Looking back on the nearly fifty books I read this year, I am seeing how important it is to read dead guys. While there is something appealing about the latest, greatest, brightest author, I sometimes ask myself, "Will this book pass the 100-year test?" When the author is dead and this computer is in the electronics graveyard, will this book still hold the same worth?
How many books have you read that are at least 100 years old? Yep, it's harder reading. Our language has changed. Street lingo has replaced the more stiff and proper English that's ten decades old or more. I'm not saying that we need to go back to that kind of writing and speaking--just acknowledging that it is more difficult to read, takes more concentration and may require a dictionary at your fingertips. But it's worth it. And if you're like me and find that English almost too pithy to understand, get a modern translation of the ancient work and you'll still get the benefit of reading an author who has outlived his life.

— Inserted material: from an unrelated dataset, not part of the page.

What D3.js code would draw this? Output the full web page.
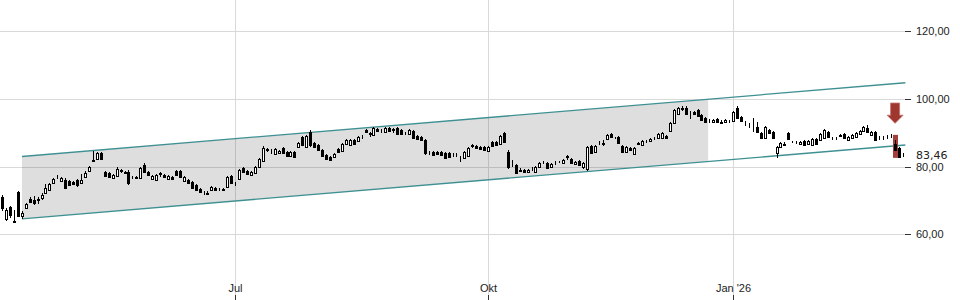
<!DOCTYPE html>
<html>
<head>
<meta charset="utf-8">
<script src="https://cdn.jsdelivr.net/npm/d3@7"></script>
<style>
  body { margin: 0; background: #fff; }
  svg { display: block; font-family: "DejaVu Sans", sans-serif; }
  .axis text { font-size: 11px; fill: #222; }
  .axis line { stroke: #333; }
  .axis path { display: none; }
</style>
</head>
<body>
<div id="chart"></div>
<script>
// daily candles [open, high, low, close]
const candles = [
  [71.0,71.6,66.9,67.8],[64.6,67.8,64.0,67.2],[68.1,68.4,64.9,65.7],[64.0,67.2,63.4,63.7],[72.5,72.8,65.1,65.4],
  [65.4,66.9,64.6,66.3],[67.8,69.3,67.5,69.0],[70.5,71.0,69.3,69.6],[70.2,71.3,68.7,69.3],[70.2,71.0,69.0,70.4],
  [70.8,72.2,70.2,71.6],[72.2,74.9,72.0,73.7],[73.1,75.2,72.8,74.9],[75.2,76.7,74.9,76.4],[77.2,77.6,76.4,77.3],
  [75.8,77.0,75.5,76.7],[76.1,76.7,73.4,73.7],[75.8,76.1,74.3,74.6],[75.5,75.8,74.6,74.9],[76.1,76.4,74.0,74.6],
  [75.2,77.9,74.9,76.1],[77.0,78.7,76.7,78.1],[78.7,80.2,78.4,79.9],[82.0,84.6,81.5,81.7],[82.3,84.3,82.0,84.1],
  [84.1,84.3,82.0,82.3],[78.4,78.7,77.0,77.3],[78.1,78.4,76.7,77.0],[76.7,77.9,76.4,77.6],[77.3,79.9,77.0,79.3],
  [78.7,79.3,78.1,78.9],[78.2,78.7,77.9,78.3],[78.4,78.9,74.6,75.2],[76.8,77.3,76.4,76.9],[76.8,77.2,76.3,76.7],
  [76.7,79.9,76.4,79.6],[80.5,81.1,78.1,78.4],[78.4,78.7,77.2,77.6],[76.4,77.6,76.1,77.3],[76.1,77.9,75.8,77.6],
  [77.9,78.4,76.9,78.0],[77.6,77.9,76.6,76.9],[76.4,77.6,76.1,77.3],[77.0,77.3,76.1,76.4],[78.7,79.0,77.2,77.6],
  [78.7,79.0,76.7,77.0],[75.8,77.3,75.5,77.0],[76.1,76.4,74.9,75.2],[75.5,75.8,73.4,73.7],[74.6,74.9,72.8,73.1],
  [73.4,73.7,72.2,72.5],[72.3,72.8,71.6,72.2],[72.0,72.8,71.9,72.1],[73.1,74.3,72.8,74.0],[73.7,74.0,72.8,73.1],
  [73.4,73.6,72.8,73.3],[73.2,73.6,72.9,73.3],[74.0,77.3,73.7,77.0],[77.3,77.6,74.9,75.2],[75.3,75.5,74.3,75.1],
  [76.4,79.3,76.1,79.0],[79.6,79.9,78.1,78.4],[78.7,79.0,77.6,77.9],[77.6,78.7,77.2,78.4],[78.1,80.2,77.9,79.9],
  [79.9,82.6,79.6,82.3],[81.7,86.1,81.4,85.5],[85.0,85.5,84.4,85.1],[85.0,85.2,83.6,84.9],[83.8,85.5,83.5,85.2],
  [84.1,84.9,83.8,84.6],[85.5,85.8,83.8,84.1],[84.3,84.6,82.9,83.2],[83.2,84.6,82.9,84.3],[84.3,84.6,82.6,82.9],
  [85.8,87.3,85.5,87.0],[88.8,89.1,86.1,86.4],[85.8,89.4,85.5,89.1],[90.3,90.9,85.8,86.4],[87.0,87.3,85.5,85.8],
  [86.4,86.7,84.6,84.9],[84.9,85.2,82.9,83.2],[83.5,83.8,82.0,82.3],[82.9,83.2,81.7,82.0],[82.9,84.0,82.6,83.8],
  [85.2,85.5,84.0,84.3],[84.6,87.0,84.3,86.7],[86.7,88.2,86.4,87.9],[86.4,88.2,86.1,87.9],[87.9,88.2,86.4,86.7],
  [87.6,89.1,87.3,88.8],[88.7,89.4,88.2,88.8],[90.9,91.1,90.0,90.3],[89.9,90.2,88.9,89.8],[89.4,91.7,89.1,91.4],
  [91.1,91.4,90.3,90.6],[90.8,91.1,90.0,90.7],[90.3,91.7,90.0,91.4],[91.4,91.7,90.3,90.6],[91.0,91.3,90.0,90.9],
  [91.4,91.7,89.4,89.7],[90.9,91.1,89.4,89.7],[89.9,90.3,89.4,90.0],[89.7,91.1,89.4,90.9],[90.6,90.9,88.2,88.5],
  [89.1,89.4,87.9,88.2],[88.8,89.1,87.6,87.9],[87.9,88.2,83.5,84.1],[84.3,84.6,83.5,84.2],[84.3,84.6,83.2,83.5],
  [84.3,84.6,83.5,83.8],[84.3,84.6,83.2,83.5],[84.1,84.3,82.3,82.6],[84.1,84.3,82.6,82.9],[83.5,84.0,82.9,83.4],
  [83.4,84.0,82.9,83.5],[82.9,83.2,81.4,82.8],[82.6,84.6,82.3,84.3],[83.2,85.8,82.9,85.5],[86.2,86.7,85.5,86.3],
  [86.1,86.4,85.2,85.5],[85.8,86.1,84.9,85.2],[85.8,86.1,84.6,84.9],[84.6,86.1,84.3,85.8],[87.3,87.6,85.8,86.1],
  [87.3,87.6,86.1,86.4],[86.7,89.4,86.4,89.1],[89.9,90.3,87.0,87.3],[84.3,84.9,79.3,79.9],[80.2,82.0,79.9,80.1],
  [80.5,80.8,77.9,78.1],[78.9,79.6,78.7,78.8],[79.0,79.3,78.1,78.4],[78.4,79.3,78.1,79.0],[79.6,79.9,78.7,79.5],
  [78.4,80.2,78.1,79.9],[79.9,81.4,79.6,81.1],[81.3,81.7,80.8,81.4],[81.1,81.4,79.3,79.6],[79.9,81.1,79.6,80.8],
  [81.1,81.7,80.5,81.2],[81.4,81.7,81.1,81.5],[81.1,82.3,80.8,82.0],[83.1,83.5,82.0,83.0],[82.3,82.6,80.8,81.1],
  [80.8,81.7,80.5,81.4],[81.7,82.0,80.2,80.5],[79.9,81.4,79.3,81.1],[79.3,86.1,78.7,85.8],[86.1,86.4,83.8,84.1],
  [84.3,86.4,84.0,86.1],[86.9,87.6,86.4,87.0],[86.8,87.9,86.1,86.9],[88.2,89.7,87.9,89.4],[89.7,90.0,88.5,88.8],
  [88.5,88.8,88.2,88.4],[88.8,89.1,86.7,87.0],[86.1,86.4,84.0,84.3],[84.3,86.1,84.0,85.8],[85.5,85.8,84.6,84.9],
  [83.8,85.8,83.5,85.5],[86.8,87.3,86.4,86.9],[86.4,87.9,86.1,87.6],[87.6,87.9,86.9,87.5],[87.6,88.5,87.3,88.2],
  [88.5,88.8,87.9,88.4],[88.5,90.0,88.2,89.7],[88.5,90.3,88.2,90.0],[89.1,89.4,88.2,88.5],[90.6,93.2,90.3,92.9],
  [92.9,97.0,92.6,96.8],[95.6,97.6,95.3,97.3],[97.1,97.9,96.5,97.2],[97.3,97.9,95.3,95.6],[95.9,96.5,94.1,96.0],
  [96.2,96.5,95.3,95.6],[96.8,97.0,94.7,95.0],[95.3,95.6,93.5,93.8],[94.4,94.7,92.9,93.2],[93.5,94.1,92.9,93.4],
  [93.2,94.1,92.9,93.8],[94.1,94.4,92.9,93.2],[93.0,93.8,92.9,93.1],[93.2,94.1,92.9,93.8],[93.1,93.8,92.9,93.2],
  [93.5,96.5,93.2,96.2],[97.3,97.9,94.1,94.4],[94.7,95.0,93.2,93.5],[92.9,93.5,92.0,92.8],[92.3,92.9,91.4,92.2],
  [90.8,94.4,90.3,90.7],[91.7,93.2,90.0,90.3],[89.9,90.3,88.2,88.5],[88.5,92.0,88.2,91.7],[90.9,91.1,89.7,90.0],
  [90.3,90.6,88.2,88.5],[84.1,86.1,82.6,85.8],[85.8,87.3,85.5,87.0],[86.5,87.3,86.1,86.6],[89.9,90.3,87.9,88.2],
  [87.3,87.6,86.9,87.2],[87.2,87.6,86.7,87.3],[86.7,87.6,86.4,87.3],[87.6,87.9,86.1,86.4],[86.7,87.9,86.4,87.6],
  [86.4,88.5,86.1,88.2],[88.2,88.5,86.4,86.7],[87.9,90.0,87.6,89.7],[88.5,91.1,88.2,90.9],[90.3,90.6,88.5,88.8],
  [88.3,88.8,87.9,88.2],[88.4,88.8,87.9,88.5],[89.3,89.7,88.8,89.2],[89.7,90.0,88.2,88.5],[87.9,89.1,87.6,88.8],
  [88.5,89.7,88.2,89.4],[88.8,90.3,88.5,90.0],[89.7,90.9,89.4,90.6],[90.6,92.0,90.3,91.7],[91.4,92.3,90.0,90.3],
  [89.4,90.6,89.1,90.3],[90.3,90.6,87.6,87.9],[88.2,89.1,88.0,88.3],[88.2,89.1,88.0,88.3],[88.4,89.4,88.2,88.5],
  [88.8,89.7,88.5,88.9],[86.7,87.9,84.6,84.9],[85.5,85.8,82.6,82.9],[83.4,84.1,82.9,83.46]
];

// x axis: candle index of first trading day of the month
const xTickIdx = [59, 123, 185];
const xTickLabels = ["Jul", "Okt", "Jan '26"];
const yTicks = [60, 80, 100, 120];

// trend channel (index, upper, lower)
const channelIdx = [5.05, 228.6];
const channelUpper = [83.0, 104.8];
const channelLower = [64.6, 86.4];
const channelFillEnd = 178.7;

// sell signal
const signalIdx = 226;
const signalBox = [89.4, 82.6];
const signalArrow = [98.8, 92.8];
const lastPrice = 83.46;

const width = 960, height = 300;
const plotRight = 905;

const svg = d3.select("#chart").append("svg")
  .attr("width", width)
  .attr("height", height);

const x = d3.scaleLinear().domain([0, candles.length - 1]).range([2, 903]);
const y = d3.scaleLinear().domain([40.6, 129.25]).range([height, 0]);

const de = d3.formatLocale({decimal: ",", thousands: ".", grouping: [3], currency: ["", "€"]});
const fmt = de.format(".2f");
const px = v => Math.round(v) + 0.5;

// grid
svg.append("g").selectAll("line").data(yTicks).enter().append("line")
  .attr("x1", 0).attr("x2", plotRight)
  .attr("y1", d => px(y(d))).attr("y2", d => px(y(d)))
  .attr("stroke", "#d9d9d9");
svg.append("g").selectAll("line").data(xTickIdx).enter().append("line")
  .attr("x1", d => px(x(d))).attr("x2", d => px(x(d)))
  .attr("y1", 0).attr("y2", height)
  .attr("stroke", "#d9d9d9");

// channel
const lerp = (a, b, t) => a + (b - a) * t;
const tEnd = (channelFillEnd - channelIdx[0]) / (channelIdx[1] - channelIdx[0]);
const poly = [
  [x(channelIdx[0]), y(channelUpper[0])],
  [x(channelFillEnd), y(lerp(channelUpper[0], channelUpper[1], tEnd))],
  [x(channelFillEnd), y(lerp(channelLower[0], channelLower[1], tEnd))],
  [x(channelIdx[0]), y(channelLower[0])]
];
svg.append("path")
  .attr("d", "M" + poly.join("L") + "Z")
  .attr("fill", "#000")
  .attr("fill-opacity", 0.13);

[channelUpper, channelLower].forEach(function (c) {
  svg.append("line")
    .attr("x1", x(channelIdx[0])).attr("y1", y(c[0]))
    .attr("x2", x(channelIdx[1])).attr("y2", y(c[1]))
    .attr("stroke", "#3f9092")
    .attr("stroke-width", 1.3);
});

// signal box behind the candle
svg.append("rect")
  .attr("x", Math.round(x(signalIdx)) - 2)
  .attr("width", 5)
  .attr("y", y(signalBox[0]))
  .attr("height", y(signalBox[1]) - y(signalBox[0]))
  .attr("fill", "#a3403b");

// candles
const cg = svg.append("g").attr("shape-rendering", "crispEdges");
const candle = cg.selectAll("g").data(candles).enter().append("g");
candle.append("line")
  .attr("x1", (d, i) => px(x(i))).attr("x2", (d, i) => px(x(i)))
  .attr("y1", d => Math.round(y(d[1]))).attr("y2", d => Math.round(y(d[2])))
  .attr("stroke", "#000");
candle.append("rect")
  .attr("x", (d, i) => Math.round(x(i)) - 0.5)
  .attr("width", 2)
  .attr("y", d => Math.round(y(Math.max(d[0], d[3]))) + 0.5)
  .attr("height", d => Math.max(0, Math.round(y(Math.min(d[0], d[3]))) - Math.round(y(Math.max(d[0], d[3])))))
  .attr("fill", d => d[3] >= d[0] ? "#fff" : "#000")
  .attr("stroke", "#000");

// arrow
const ax = x(signalIdx), aTop = y(signalArrow[0]), aTip = y(signalArrow[1]);
const aNeck = aTip - (aTip - aTop) * 0.4;
svg.append("path")
  .attr("d", `M${ax - 4.5},${aTop}L${ax + 4.5},${aTop}L${ax + 4.5},${aNeck}L${ax + 8},${aNeck}`
    + `L${ax},${aTip}L${ax - 8},${aNeck}L${ax - 4.5},${aNeck}Z`)
  .attr("fill", "#a0372f")
  .attr("stroke", "#c0736d")
  .attr("stroke-width", 0.8);

// axes
svg.append("g")
  .attr("class", "axis")
  .attr("transform", `translate(${plotRight},0)`)
  .call(d3.axisRight(y).tickValues(yTicks).tickFormat(fmt).tickSize(6).tickPadding(5))
  .selectAll(".tick").attr("transform", d => `translate(0,${px(y(d))})`);

svg.append("g")
  .attr("class", "axis")
  .attr("transform", `translate(0,${height})`)
  .call(d3.axisTop(x).tickValues(xTickIdx).tickFormat((d, i) => xTickLabels[i]).tickSize(5).tickPadding(3))
  .selectAll(".tick").attr("transform", d => `translate(${px(x(d))},0)`);

svg.append("text")
  .attr("class", "axis")
  .attr("x", plotRight + 11)
  .attr("y", y(lastPrice))
  .attr("dy", "0.35em")
  .style("font-size", "11px")
  .style("fill", "#222")
  .text(fmt(lastPrice));
</script>
</body>
</html>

Take this quote from Augustine of Hippo from somewhere around the 5th century: For I was not yet lowly enough to hold the lowly Jesus as my God, nor did I know what lesson His embracing of our weakness was to teach. For Your Word, the eternal Truth, towering above the highest parts of Your creation, lifts up to Himself those that were cast down.
Augustine, Saint. The Confessions: A New Translation (2017) (Kindle Locations 1914-1916). UNKNOWN. Kindle Edition.
Here, Augustine speaks of his pre-conversion thinking. Augustine, trained in rhetoric, a brilliant student of philosophy, could match the wits of most any know-it-all of his day. Yet on reflection, he realizes his pride prevented him from embracing the One who made Himself nothing.
I need to hear this and you do too. If you're intrigued by information like I am, by the clever, brilliant minds of the 21 century, try steeping yourself in the thought-life of Augustine, Paul Bunyan, John Owen, or even a younger dead guy like C.S. Lewis. No, not exclusively. But now and then we need to read something that is older than we are.